Спустя несколько дней жизнь нашего героя, действительно, полностью переменилась: «13 января 1801 года прибыли в местечко Волчин (в имение князя Чарторыйского) безо всяких приключений достойных замечания. Здесь была штаб-квартира 7-го егерского полка. <…> Шеф этого полка, генерал-майор Миллер 3-й имел от роду не более 20 лет. Он был из гатчинских любимцев Императора Павла I. <…> Капитан поручил меня в особенное попечение фельдфебеля Кузнецова; дядюшка этот полюбил меня за прилежание к учению и трудам, а еще более за то, что я покупал ему водку каждый день; но при учении ружейных приемов, по заведенному тогда порядку, бил из усердия палочкой по икрам. Более всего трудно было для меня и даже невозможно было сделать выгиб кисти правой руки, чтобы большой палец был наравне с дулом штуцера, потому что я был высок ростом, а штуцера коротки»{29}.
Начало военной службы другого малороссиянина, Н. И. Лорера, выглядит более оптимистичным: во-первых, он отправился не в город Волчин, а в Санкт-Петербург, а во-вторых, семейные связи и образование позволяли ему претендовать на место в гвардейском полку. Причем посредником в этом важном деле выступил сам брат императора Александра I, великий князь цесаревич Константин Павлович. Соответственно, и день вступления в службу запомнился ему иными подробностями: «С страшным замиранием сердца подъезжал я к Мраморному дворцу. По большой лестнице, показавшейся мне грязною, не быв встречены ни швейцаром, ни даже лакеем, взошли мы в огромную залу. Тут мы нашли уже многих адъютантов великого князя, знакомых брата, которые все обступили нас, и помню, что Кудашев между прочим сказал мне:
— Я знаю, что ты знаком со многими иностранными языками, но ежели Его Высочество спросит тебя, чему ты учился, то скажи — русскому.
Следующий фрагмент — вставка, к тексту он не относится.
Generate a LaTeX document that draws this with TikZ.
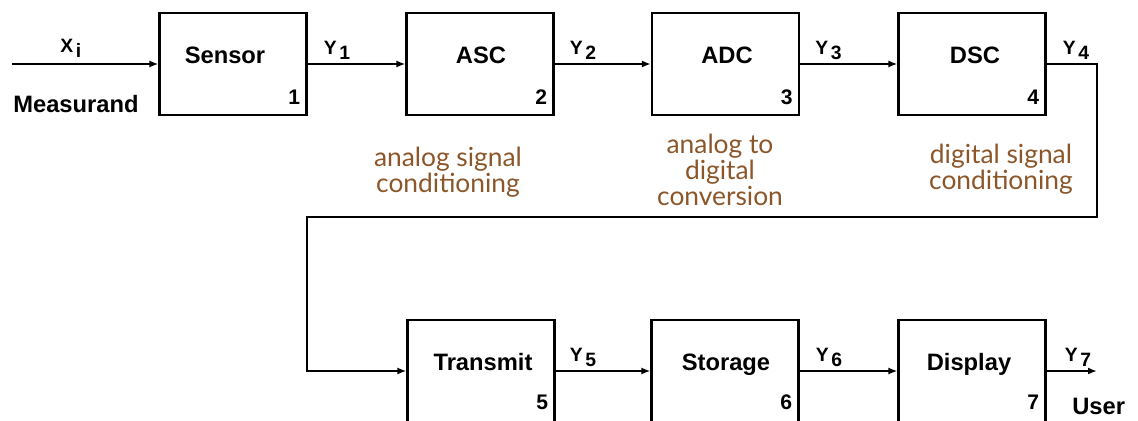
\documentclass[tikz,border=0pt]{standalone}
\usepackage{fontspec}
\setmainfont{Liberation Sans}
\newfontfamily\notefont{Lato}
\usetikzlibrary{arrows.meta,calc}
\definecolor{NoteClr}{RGB}{139,87,42}
\newcommand{\sig}[2]{#1\hspace{1.5pt}\raisebox{-2.5pt}{#2}}

\begin{document}
\begin{tikzpicture}[x=0.02cm,y=-0.02cm,
  block/.style={draw,line width=1.2pt,minimum width=2.94cm,minimum height=2.04cm,inner sep=0pt},
  blocktext/.style={font=\fontsize{13.5}{16}\selectfont\bfseries,anchor=base,inner sep=0pt},
  num/.style={font=\fontsize{12}{14}\selectfont\bfseries,anchor=base east,inner sep=0pt},
  siglabel/.style={font=\fontsize{11}{13}\selectfont\bfseries,anchor=base west,inner sep=0pt},
  note/.style={font=\notefont\fontsize{15}{15}\selectfont,text=NoteClr,align=center,inner sep=0pt},
  flow/.style={line width=1.1pt,-{Latex[length=1.8mm,width=1.4mm]}}]
\useasboundingbox (0,0) rectangle (1138,421);

\node[block] (sensor) at (233,64) {};
\node[block] (asc) at (480,64) {};
\node[block] (adc) at (725.5,64) {};
\node[block] (dsc) at (972,64) {};
\node[block] (transmit) at (481,371) {};
\node[block] (storage) at (725,371) {};
\node[block] (display) at (972,371) {};

\node[blocktext] (sensor-txt) at (225,64) {Sensor};
\node[blocktext] (asc-txt) at (481,64) {ASC};
\node[blocktext] (adc-txt) at (727,64) {ADC};
\node[blocktext] (dsc-txt) at (975,64) {DSC};
\node[blocktext] (transmit-txt) at (483,371) {Transmit};
\node[blocktext] (storage-txt) at (726,371) {Storage};
\node[blocktext] (display-txt) at (969,371) {Display};

\node[num] (sensor-num) at ($(sensor.south east)+(-7,-12)$) {1};
\node[num] (asc-num) at ($(asc.south east)+(-7,-12)$) {2};
\node[num] (adc-num) at ($(adc.south east)+(-7,-12)$) {3};
\node[num] (dsc-num) at ($(dsc.south east)+(-7,-12)$) {4};
\node[num] (transmit-num) at ($(transmit.south east)+(-7,-14)$) {5};
\node[num] (storage-num) at ($(storage.south east)+(-7,-14)$) {6};
\node[num] (display-num) at ($(display.south east)+(-7,-14)$) {7};

\coordinate (in) at (12,64);
\coordinate (turnA) at (1097,217);
\coordinate (turnB) at (307,217);
\coordinate (out) at (1097,371);

\draw[flow] (in) -- (sensor.west);
\draw[flow] (sensor) -- (asc);
\draw[flow] (asc) -- (adc);
\draw[flow] (adc) -- (dsc);
\draw[flow] (dsc.east) -| (turnA) -- (turnB) |- (transmit.west);
\draw[flow] (transmit) -- (storage);
\draw[flow] (storage) -- (display);
\draw[flow] (display.east) -- (out);

\node[siglabel] (x-lbl) at (60,53) {\sig{X}{i}};
\node[siglabel] (y1-lbl) at ($(sensor.east)+(16,-9)$) {\sig{Y}{1}};
\node[siglabel] (y2-lbl) at ($(asc.east)+(15,-9)$) {\sig{Y}{2}};
\node[siglabel] (y3-lbl) at ($(adc.east)+(15,-9)$) {\sig{Y}{3}};
\node[siglabel] (y4-lbl) at ($(dsc.east)+(16,-9)$) {\sig{Y}{4}};
\node[siglabel] (y5-lbl) at ($(transmit.east)+(14,-9)$) {\sig{Y}{5}};
\node[siglabel] (y6-lbl) at ($(storage.east)+(16,-9)$) {\sig{Y}{6}};
\node[siglabel] (y7-lbl) at ($(display.east)+(18,-9)$) {\sig{Y}{7}};

\node[blocktext,anchor=base west] (measurand) at (13,113) {Measurand};
\node[blocktext,anchor=base west] (user) at (1072,415) {User};

\node[note] (asc-note) at (448,172) {analog signal\\conditioning};
\node[note] (adc-note) at (720,170) {analog to\\digital\\conversion};
\node[note] (dsc-note) at (1001,169) {digital signal\\conditioning};

\end{tikzpicture}
\end{document}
Вскоре все засуетились, водворилась тишина, и великий князь вошел. Он прямо подошел к брату, хриплым, но отрывистым голосом поздоровался с ним, сказал, что давно с ним не видался, взглянул на меня, наморщил свои огромные брови и спросил:
— Это брат твой?
Тогда брат мой представил меня Его Высочеству и изложил свое желание и просьбу. Великий князь, окинув меня своим быстрым взором, тотчас же решил: "В конную гвардию! Дмитрий Дмитриевич Курута, посадить его на барабан и обстричь эти белокурые кудри" — и пошел. Скоро вернувшись, однако, <…> промолвил: "Я раздумал: полк в походе, на него наденут кирас<у>, каску, переходы большие, он пропадет, наживет себе чахотку <…>, потому что, кажется, вскормлен на молоке… Я определю его в Дворянский полк к полковнику Энгельгардту и даю слово, — сказал он, взяв брата за руку, — через 5 или 6 месяцев, когда он втянется немного, произведу его в офицеры гвардии".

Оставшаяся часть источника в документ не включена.